In an interview with Fox News’ Sean Hannity in Las Vegas, President Donald Trump went back to a favorite rhetorical target: the North American Free Trade Agreement, or NAFTA.
Trump talked about trade negotiations with Mexico and how he believes he can create a new deal that is fair for both countries.
"NAFTA was a disaster. We lost thousands of plants," Trump said. "We lost millions of jobs. NAFTA was a disaster."
On several occasions, we’ve looked at the tricky question of how to tally the employment impacts of the trade deal between the United States, Canada and Mexico enacted in 1994. In this case, Trump exaggerates the highest available estimate of lost jobs as a result of the deal.
Estimates of jobs lost from NAFTA ranges widely, but we have not seen any estimate as high as "millions."
The biggest number comes from a report by the liberal Economic Policy Institute, which receives support from labor unions. A 2014 report from the group found that from 1993 to 2013, "the U.S. trade deficit with Mexico and Canada increased from $17 (billion) to $177.2 billion, displacing 851,700 U.S. jobs. All of the net jobs displaced were due to growing trade deficits with Mexico."
But this isn’t the only estimate that’s been offered.
And as you’ll see, the numbers vary widely.
Business groups argue that trade deals actually boost employment, pointing to a 2010 report by the U.S. Chamber of Commerce. The chamber found that the 14 trade deals in place in 2008 supported 5.4 million jobs, with the lion’s share of those jobs stemming from NAFTA.
Assessments not aligned with either business or labor have generally suggested that the trade deal had a modest overall impact on jobs, though with certain industries — such as cars and electronics — suffering more than others.
NAFTA "had particularly heavy, negative impacts on employment in the auto and parts industries, and a few others, such as electric appliances," said Robert Scott, who authored the EPI report. He added that the upper Midwest suffered disproportionately, though some of the production was moved to non-union locations in the South.

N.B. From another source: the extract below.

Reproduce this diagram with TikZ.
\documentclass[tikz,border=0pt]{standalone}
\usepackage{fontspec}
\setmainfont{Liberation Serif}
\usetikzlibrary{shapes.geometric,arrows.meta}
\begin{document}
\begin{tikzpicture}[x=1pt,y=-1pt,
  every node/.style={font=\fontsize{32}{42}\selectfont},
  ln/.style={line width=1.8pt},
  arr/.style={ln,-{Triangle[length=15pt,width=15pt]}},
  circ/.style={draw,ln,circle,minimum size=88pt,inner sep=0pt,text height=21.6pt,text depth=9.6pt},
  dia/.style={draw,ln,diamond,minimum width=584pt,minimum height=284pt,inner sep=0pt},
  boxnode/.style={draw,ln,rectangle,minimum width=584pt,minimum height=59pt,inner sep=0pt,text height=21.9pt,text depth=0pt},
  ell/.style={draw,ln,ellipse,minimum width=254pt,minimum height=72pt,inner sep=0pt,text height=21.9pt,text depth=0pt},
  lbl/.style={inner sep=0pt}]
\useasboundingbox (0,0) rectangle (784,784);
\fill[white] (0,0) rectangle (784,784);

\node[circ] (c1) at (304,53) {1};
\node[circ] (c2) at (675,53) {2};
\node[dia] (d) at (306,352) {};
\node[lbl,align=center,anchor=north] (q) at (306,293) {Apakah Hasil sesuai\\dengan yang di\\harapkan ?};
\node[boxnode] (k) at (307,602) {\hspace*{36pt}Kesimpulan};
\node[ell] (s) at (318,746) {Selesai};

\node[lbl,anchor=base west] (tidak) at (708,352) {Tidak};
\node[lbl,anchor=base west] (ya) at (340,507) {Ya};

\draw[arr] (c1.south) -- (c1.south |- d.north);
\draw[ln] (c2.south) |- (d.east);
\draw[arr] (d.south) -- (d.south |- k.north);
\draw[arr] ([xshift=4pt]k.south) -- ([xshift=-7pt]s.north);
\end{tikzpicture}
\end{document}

The Congressional Research Service, the nonpartisan policy arm of Congress, concluded that "the net overall effect of NAFTA on the U.S. economy appears to have been relatively modest." A similar review published by the international Organization for Economic Cooperation and Development reached the same conclusion.
It’s also worth noting that assigning blame for job losses is not always clear. The U.S-China Business Council and the Financial Times have argued that the loss in manufacturing jobs were not due to trade with China so much as gains in technology and productivity, as well as the result of a more sophisticated economy.

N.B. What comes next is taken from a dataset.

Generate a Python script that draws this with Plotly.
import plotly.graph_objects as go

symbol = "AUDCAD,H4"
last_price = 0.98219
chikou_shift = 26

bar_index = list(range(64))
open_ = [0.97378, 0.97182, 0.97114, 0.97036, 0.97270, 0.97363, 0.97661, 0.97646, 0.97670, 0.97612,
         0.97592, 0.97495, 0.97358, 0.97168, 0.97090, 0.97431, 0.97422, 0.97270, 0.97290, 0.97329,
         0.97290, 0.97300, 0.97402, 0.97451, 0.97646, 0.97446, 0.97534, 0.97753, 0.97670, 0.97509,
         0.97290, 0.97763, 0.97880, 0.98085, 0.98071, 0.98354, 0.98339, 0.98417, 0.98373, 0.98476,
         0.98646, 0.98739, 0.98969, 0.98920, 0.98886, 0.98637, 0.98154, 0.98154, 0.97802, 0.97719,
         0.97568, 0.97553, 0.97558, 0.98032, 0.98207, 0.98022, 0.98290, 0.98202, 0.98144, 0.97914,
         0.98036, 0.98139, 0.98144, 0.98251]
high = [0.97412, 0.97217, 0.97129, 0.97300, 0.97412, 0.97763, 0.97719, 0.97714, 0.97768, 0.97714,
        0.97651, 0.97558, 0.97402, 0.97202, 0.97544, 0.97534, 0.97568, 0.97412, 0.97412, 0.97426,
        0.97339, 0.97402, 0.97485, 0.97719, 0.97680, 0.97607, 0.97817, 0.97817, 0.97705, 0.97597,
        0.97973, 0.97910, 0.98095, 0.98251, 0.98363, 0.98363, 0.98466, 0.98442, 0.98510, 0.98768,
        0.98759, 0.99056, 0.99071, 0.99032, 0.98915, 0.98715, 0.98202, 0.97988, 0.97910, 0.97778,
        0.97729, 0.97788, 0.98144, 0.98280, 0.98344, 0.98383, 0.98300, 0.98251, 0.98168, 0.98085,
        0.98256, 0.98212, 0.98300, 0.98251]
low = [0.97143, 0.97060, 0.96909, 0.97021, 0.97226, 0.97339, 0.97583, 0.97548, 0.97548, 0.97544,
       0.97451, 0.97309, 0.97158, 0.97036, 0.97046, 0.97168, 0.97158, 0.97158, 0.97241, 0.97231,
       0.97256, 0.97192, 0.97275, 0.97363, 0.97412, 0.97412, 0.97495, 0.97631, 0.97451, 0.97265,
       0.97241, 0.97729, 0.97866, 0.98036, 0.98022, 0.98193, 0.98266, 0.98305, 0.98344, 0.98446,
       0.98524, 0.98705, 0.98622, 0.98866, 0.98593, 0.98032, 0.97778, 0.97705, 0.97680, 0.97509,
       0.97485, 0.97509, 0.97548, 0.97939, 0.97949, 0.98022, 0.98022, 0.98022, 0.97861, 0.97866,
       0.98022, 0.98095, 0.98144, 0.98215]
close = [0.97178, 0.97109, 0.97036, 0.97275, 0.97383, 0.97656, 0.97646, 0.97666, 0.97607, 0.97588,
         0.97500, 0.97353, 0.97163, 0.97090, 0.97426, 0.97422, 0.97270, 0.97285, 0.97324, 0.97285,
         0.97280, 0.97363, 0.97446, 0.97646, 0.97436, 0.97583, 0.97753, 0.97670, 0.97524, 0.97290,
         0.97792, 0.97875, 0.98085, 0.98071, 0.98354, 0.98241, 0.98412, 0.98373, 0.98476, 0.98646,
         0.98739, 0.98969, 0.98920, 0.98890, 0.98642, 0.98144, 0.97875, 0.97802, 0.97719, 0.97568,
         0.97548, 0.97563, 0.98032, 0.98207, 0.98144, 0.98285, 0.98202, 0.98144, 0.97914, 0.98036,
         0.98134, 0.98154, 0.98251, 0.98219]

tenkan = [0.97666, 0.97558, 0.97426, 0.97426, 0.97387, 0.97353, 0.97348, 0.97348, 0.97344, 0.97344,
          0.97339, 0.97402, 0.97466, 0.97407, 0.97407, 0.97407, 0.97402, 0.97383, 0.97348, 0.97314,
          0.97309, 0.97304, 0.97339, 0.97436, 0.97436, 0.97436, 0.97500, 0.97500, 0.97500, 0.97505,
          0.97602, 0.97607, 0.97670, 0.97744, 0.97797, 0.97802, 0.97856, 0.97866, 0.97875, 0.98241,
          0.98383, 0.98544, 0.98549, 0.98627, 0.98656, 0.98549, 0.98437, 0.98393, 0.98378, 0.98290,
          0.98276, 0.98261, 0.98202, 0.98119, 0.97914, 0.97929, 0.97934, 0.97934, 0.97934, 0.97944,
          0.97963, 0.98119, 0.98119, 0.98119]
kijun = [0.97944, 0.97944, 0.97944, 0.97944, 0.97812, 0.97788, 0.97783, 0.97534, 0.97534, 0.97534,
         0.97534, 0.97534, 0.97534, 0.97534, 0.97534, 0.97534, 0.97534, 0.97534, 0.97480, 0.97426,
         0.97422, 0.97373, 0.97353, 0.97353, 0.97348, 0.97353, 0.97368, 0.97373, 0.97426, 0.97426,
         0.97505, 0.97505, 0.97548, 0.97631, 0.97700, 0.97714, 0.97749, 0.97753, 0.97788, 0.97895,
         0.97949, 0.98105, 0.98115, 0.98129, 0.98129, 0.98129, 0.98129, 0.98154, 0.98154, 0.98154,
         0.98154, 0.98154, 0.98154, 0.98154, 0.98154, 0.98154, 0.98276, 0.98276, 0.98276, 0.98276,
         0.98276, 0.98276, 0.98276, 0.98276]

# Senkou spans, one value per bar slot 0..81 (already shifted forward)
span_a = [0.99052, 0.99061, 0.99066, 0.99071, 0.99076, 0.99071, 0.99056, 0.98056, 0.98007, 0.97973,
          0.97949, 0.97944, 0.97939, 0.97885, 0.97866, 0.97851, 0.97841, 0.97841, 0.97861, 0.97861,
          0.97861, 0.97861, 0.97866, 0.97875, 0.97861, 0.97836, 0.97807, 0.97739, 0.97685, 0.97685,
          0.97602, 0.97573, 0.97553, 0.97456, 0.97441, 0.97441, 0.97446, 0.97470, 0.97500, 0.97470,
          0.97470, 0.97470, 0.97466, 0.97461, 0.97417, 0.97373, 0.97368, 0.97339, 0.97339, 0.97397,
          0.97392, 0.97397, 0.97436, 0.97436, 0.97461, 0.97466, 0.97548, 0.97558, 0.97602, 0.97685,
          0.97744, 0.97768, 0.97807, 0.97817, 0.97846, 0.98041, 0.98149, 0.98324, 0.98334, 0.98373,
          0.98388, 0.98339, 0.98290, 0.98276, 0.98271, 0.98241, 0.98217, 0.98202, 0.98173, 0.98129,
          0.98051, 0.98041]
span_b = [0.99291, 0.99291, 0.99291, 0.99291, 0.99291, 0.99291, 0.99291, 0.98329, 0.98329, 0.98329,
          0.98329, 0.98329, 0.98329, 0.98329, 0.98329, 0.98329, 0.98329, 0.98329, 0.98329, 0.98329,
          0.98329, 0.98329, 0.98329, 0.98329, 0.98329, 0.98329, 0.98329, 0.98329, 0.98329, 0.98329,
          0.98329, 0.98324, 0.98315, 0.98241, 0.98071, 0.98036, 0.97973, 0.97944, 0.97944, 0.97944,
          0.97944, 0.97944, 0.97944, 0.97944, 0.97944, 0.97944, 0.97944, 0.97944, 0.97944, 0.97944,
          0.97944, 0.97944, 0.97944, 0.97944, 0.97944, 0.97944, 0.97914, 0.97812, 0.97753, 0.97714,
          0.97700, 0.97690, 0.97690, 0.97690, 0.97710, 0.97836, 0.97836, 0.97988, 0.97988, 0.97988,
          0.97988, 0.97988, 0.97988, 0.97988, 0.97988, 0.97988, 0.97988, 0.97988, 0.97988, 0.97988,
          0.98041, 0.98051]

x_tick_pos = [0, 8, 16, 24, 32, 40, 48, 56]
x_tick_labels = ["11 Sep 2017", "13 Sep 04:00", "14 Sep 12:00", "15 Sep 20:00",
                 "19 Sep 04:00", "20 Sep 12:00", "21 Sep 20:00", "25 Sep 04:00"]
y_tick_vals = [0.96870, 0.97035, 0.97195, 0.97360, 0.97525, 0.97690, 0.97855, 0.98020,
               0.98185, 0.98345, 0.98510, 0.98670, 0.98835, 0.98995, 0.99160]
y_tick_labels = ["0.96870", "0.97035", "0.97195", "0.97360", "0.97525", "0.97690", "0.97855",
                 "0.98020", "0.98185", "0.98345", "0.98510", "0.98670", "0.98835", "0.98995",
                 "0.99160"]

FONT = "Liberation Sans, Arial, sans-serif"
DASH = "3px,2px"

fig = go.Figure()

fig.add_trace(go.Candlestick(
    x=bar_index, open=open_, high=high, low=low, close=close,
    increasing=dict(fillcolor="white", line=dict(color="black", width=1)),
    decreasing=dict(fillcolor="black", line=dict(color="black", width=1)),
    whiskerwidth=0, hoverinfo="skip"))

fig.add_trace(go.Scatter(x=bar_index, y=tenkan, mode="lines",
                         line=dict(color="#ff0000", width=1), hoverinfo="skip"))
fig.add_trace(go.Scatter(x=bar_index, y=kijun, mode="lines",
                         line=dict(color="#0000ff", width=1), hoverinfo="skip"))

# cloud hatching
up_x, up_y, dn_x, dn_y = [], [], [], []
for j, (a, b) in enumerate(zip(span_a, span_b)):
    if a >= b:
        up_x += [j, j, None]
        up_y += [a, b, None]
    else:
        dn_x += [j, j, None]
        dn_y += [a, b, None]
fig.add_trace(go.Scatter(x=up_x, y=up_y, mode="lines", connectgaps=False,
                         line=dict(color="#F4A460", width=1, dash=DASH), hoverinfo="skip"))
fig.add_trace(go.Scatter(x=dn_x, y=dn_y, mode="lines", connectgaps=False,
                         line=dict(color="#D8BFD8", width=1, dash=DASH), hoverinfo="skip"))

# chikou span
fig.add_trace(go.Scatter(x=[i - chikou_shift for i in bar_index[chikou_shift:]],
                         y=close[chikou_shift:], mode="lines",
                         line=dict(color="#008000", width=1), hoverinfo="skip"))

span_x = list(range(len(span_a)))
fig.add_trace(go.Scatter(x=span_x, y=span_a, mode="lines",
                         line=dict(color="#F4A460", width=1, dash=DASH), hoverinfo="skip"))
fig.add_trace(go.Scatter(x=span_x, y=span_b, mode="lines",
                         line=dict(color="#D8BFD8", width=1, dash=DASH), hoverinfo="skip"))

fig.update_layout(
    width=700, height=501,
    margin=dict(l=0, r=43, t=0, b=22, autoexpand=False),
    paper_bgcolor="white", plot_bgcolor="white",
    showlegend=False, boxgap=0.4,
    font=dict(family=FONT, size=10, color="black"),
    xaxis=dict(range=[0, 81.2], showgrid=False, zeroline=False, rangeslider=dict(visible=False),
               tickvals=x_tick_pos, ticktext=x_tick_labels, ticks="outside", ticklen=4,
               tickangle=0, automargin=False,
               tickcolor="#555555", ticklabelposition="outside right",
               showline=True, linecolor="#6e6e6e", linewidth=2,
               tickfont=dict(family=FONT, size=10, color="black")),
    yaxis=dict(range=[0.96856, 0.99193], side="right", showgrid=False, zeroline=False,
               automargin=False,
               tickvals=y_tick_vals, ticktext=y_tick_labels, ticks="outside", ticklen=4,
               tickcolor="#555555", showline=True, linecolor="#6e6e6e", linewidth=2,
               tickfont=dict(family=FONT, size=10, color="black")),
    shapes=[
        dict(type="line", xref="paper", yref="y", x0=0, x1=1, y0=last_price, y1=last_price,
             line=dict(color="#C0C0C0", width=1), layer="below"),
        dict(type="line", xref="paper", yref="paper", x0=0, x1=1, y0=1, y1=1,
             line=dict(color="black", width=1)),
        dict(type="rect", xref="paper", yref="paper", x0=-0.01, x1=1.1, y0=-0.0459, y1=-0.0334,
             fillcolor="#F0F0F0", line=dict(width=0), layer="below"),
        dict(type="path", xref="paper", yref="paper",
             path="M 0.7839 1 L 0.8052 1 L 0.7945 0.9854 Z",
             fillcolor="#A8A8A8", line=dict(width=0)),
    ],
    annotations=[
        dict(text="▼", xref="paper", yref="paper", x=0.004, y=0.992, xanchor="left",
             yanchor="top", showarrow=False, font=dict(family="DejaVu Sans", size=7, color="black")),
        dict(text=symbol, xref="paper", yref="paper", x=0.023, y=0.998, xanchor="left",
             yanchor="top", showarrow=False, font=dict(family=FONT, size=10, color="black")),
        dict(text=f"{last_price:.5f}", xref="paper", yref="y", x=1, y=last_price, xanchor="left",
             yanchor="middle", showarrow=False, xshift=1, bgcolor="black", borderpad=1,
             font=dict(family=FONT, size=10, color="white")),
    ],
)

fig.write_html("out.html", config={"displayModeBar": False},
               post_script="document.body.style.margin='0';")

And during the last year of his presidency, Bill Clinton signed legislation granting China permanent normal trade relations. From 2000 on, this had an enormous impact on trade between the two nations — and it overlaps with about half the period when analysts have tried to gauge the effect of NAFTA. This complicates any analysis of NAFTA’s specific impact.
For all its faults, Scott said, NAFTA’s impact pales compared to the job losses from expanded trade with China.
The Economic Policy Institute has estimated that the United States has lost 3.2 million jobs between 2001 and 2013 to trade with China, so it’s possible that Trump was conflating NAFTA and trade with China.
"Trump’s intense focus on renegotiating NAFTA, and his claim that under NAFTA ‘millions of jobs were lost,’ is not only wrong, but a vast overstatement, and a misleading misstatement of the principal sources of our trade problems," Scott said.
The White House did not respond to an inquiry for this article.
Trump said that under the North American Free Trade Agreement, "we lost millions of jobs."
We did not find any study that estimates that NAFTA alone cost "millions" of jobs. The largest estimate is about 800,000, and other studies show smaller negative, and sometimes positive, impacts.
We rate the statement False.
Editor's note, Sept. 24, 2018: PolitiFact has joined an effort with other North American fact-checkers to examine statements about trade and tariffs. Poynter.org is documenting the project; see its report for links to other fact-checks.